┌────────
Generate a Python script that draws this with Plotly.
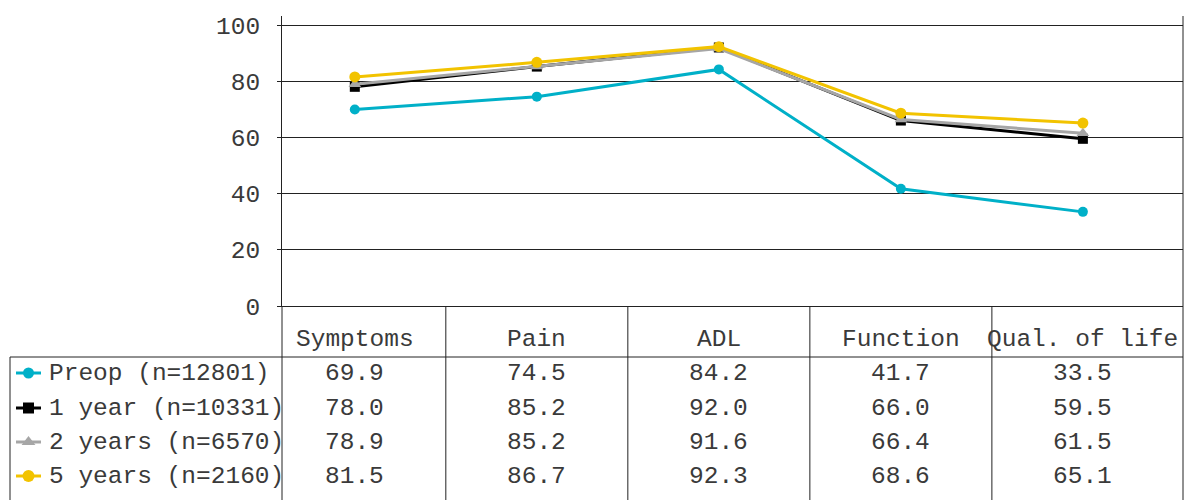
import plotly.graph_objects as go

# ---- data ----
categories = ["Symptoms", "Pain", "ADL", "Function", "Qual. of life"]
series_names = ["Preop (n=12801)", "1 year (n=10331)", "2 years (n=6570)", "5 years (n=2160)"]
preop = [69.9, 74.5, 84.2, 41.7, 33.5]
year1 = [78.0, 85.2, 92.0, 66.0, 59.5]
year2 = [78.9, 85.2, 91.6, 66.4, 61.5]
year5 = [81.5, 86.7, 92.3, 68.6, 65.1]
y_ticks = [0, 20, 40, 60, 80, 100]

series_values = [preop, year1, year2, year5]

# ---- styling ----
W, H = 1184, 500
FONT = "Liberation Mono"
TEXT = "#3a3a3a"
LINE = "#222222"
colors = ["#00b0c8", "#000000", "#a6a6a6", "#f2c300"]
symbols = ["circle", "square", "triangle-up", "circle"]
marker_sizes = [10, 10, 11, 11]
FS = 24.5

# pixel geometry of the chart + data table
plot_left, plot_right = 282, 1183
plot_top, plot_bottom = 16, 306
table_left = 10
header_line_y = 357
header_text_y = 339
row_y = [373, 408, 442, 476]
key_x0, key_x1 = 16, 41
label_x = 47


def px(x):
    return x / W


def py(y):
    return 1 - y / H


fig = go.Figure()

# main series
for name, vals, c, s, ms in zip(series_names, series_values, colors, symbols, marker_sizes):
    fig.add_trace(go.Scatter(
        x=categories, y=vals, name=name, mode="lines+markers",
        line=dict(color=c, width=3),
        marker=dict(symbol=s, size=ms, color=c),
        xaxis="x", yaxis="y", showlegend=False, hoverinfo="x+y+name",
    ))

# legend keys in the table's row headers (pixel-space overlay axes)
for i, (c, s, ms) in enumerate(zip(colors, symbols, marker_sizes)):
    yk = row_y[i]
    fig.add_trace(go.Scatter(
        x=[key_x0, key_x1], y=[yk, yk], mode="lines",
        line=dict(color=c, width=3),
        xaxis="x2", yaxis="y2", showlegend=False, hoverinfo="skip",
    ))
    fig.add_trace(go.Scatter(
        x=[(key_x0 + key_x1) / 2], y=[yk], mode="markers",
        marker=dict(symbol=s, size=ms + 1, color=c),
        xaxis="x2", yaxis="y2", showlegend=False, hoverinfo="skip",
    ))

shapes = []
line_style = dict(color=LINE, width=1)

# right border of chart + table
shapes.append(dict(type="line", xref="paper", yref="paper",
                   x0=px(plot_right), x1=px(plot_right), y0=py(plot_top), y1=0, line=line_style))
# y-axis line continues down through the table
shapes.append(dict(type="line", xref="paper", yref="paper",
                   x0=px(plot_left), x1=px(plot_left), y0=py(plot_bottom), y1=0, line=line_style))
# column dividers between categories
for k in range(len(categories) - 1):
    shapes.append(dict(type="line", xref="x", yref="paper",
                       x0=k + 0.5, x1=k + 0.5, y0=py(plot_bottom), y1=0, line=line_style))
# header separator and left table border
shapes.append(dict(type="line", xref="paper", yref="paper",
                   x0=px(table_left), x1=px(plot_right), y0=py(header_line_y), y1=py(header_line_y),
                   line=line_style))
shapes.append(dict(type="line", xref="paper", yref="paper",
                   x0=px(table_left), x1=px(table_left), y0=py(header_line_y), y1=0, line=line_style))

annotations = []
tfont = dict(family=FONT, size=FS, color=TEXT)
# column headers
for k, cat in enumerate(categories):
    annotations.append(dict(x=k, y=py(header_text_y), xref="x", yref="paper", text=cat,
                            showarrow=False, font=tfont, xanchor="center", yanchor="middle"))
# row headers and values
for i, (name, vals) in enumerate(zip(series_names, series_values)):
    annotations.append(dict(x=px(label_x), y=py(row_y[i]), xref="paper", yref="paper", text=name,
                            showarrow=False, font=tfont, xanchor="left", yanchor="middle"))
    for k, v in enumerate(vals):
        annotations.append(dict(x=k, y=py(row_y[i]), xref="x", yref="paper", text=f"{v:.1f}",
                                showarrow=False, font=tfont, xanchor="center", yanchor="middle"))

fig.update_layout(
    width=W, height=H,
    autosize=False,
    margin=dict(l=0, r=0, t=0, b=0, pad=0, autoexpand=False),
    paper_bgcolor="white", plot_bgcolor="rgba(0,0,0,0)",
    font=dict(family=FONT, color=TEXT),
    xaxis=dict(
        domain=[px(plot_left), px(plot_right)],
        type="category", range=[-0.4, 4.55],
        showgrid=False, zeroline=False, showticklabels=False, ticks="",
        showline=True, linecolor=LINE, linewidth=1,
        anchor="y",
    ),
    yaxis=dict(
        domain=[py(plot_bottom), py(plot_top)],
        range=[0, (plot_bottom - plot_top) / (plot_bottom - 25) * 100],
        tickvals=y_ticks, ticktext=[str(t) for t in y_ticks],
        showgrid=True, gridcolor=LINE, gridwidth=1, zeroline=False,
        showline=True, linecolor=LINE, linewidth=1,
        ticks="outside", ticklen=4, tickcolor=LINE,
        tickfont=dict(family=FONT, size=FS, color=TEXT),
        ticklabelstandoff=12,
        anchor="x",
    ),
    xaxis2=dict(domain=[0, 1], range=[0, W], visible=False, anchor="y2", fixedrange=True),
    yaxis2=dict(domain=[0, 1], range=[H, 0], visible=False, anchor="x2", fixedrange=True),
    shapes=shapes,
    annotations=annotations,
)

fig.write_html("out.html")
└────────
--- Instructions to follow ---
Pictures excluded, repeat exactly the lines from the top of the material through the line with "import plotly.graph_objects as go", including both of those lines.

--- Solution ---
Generate a Python script that draws this with Plotly.
import plotly.graph_objects as go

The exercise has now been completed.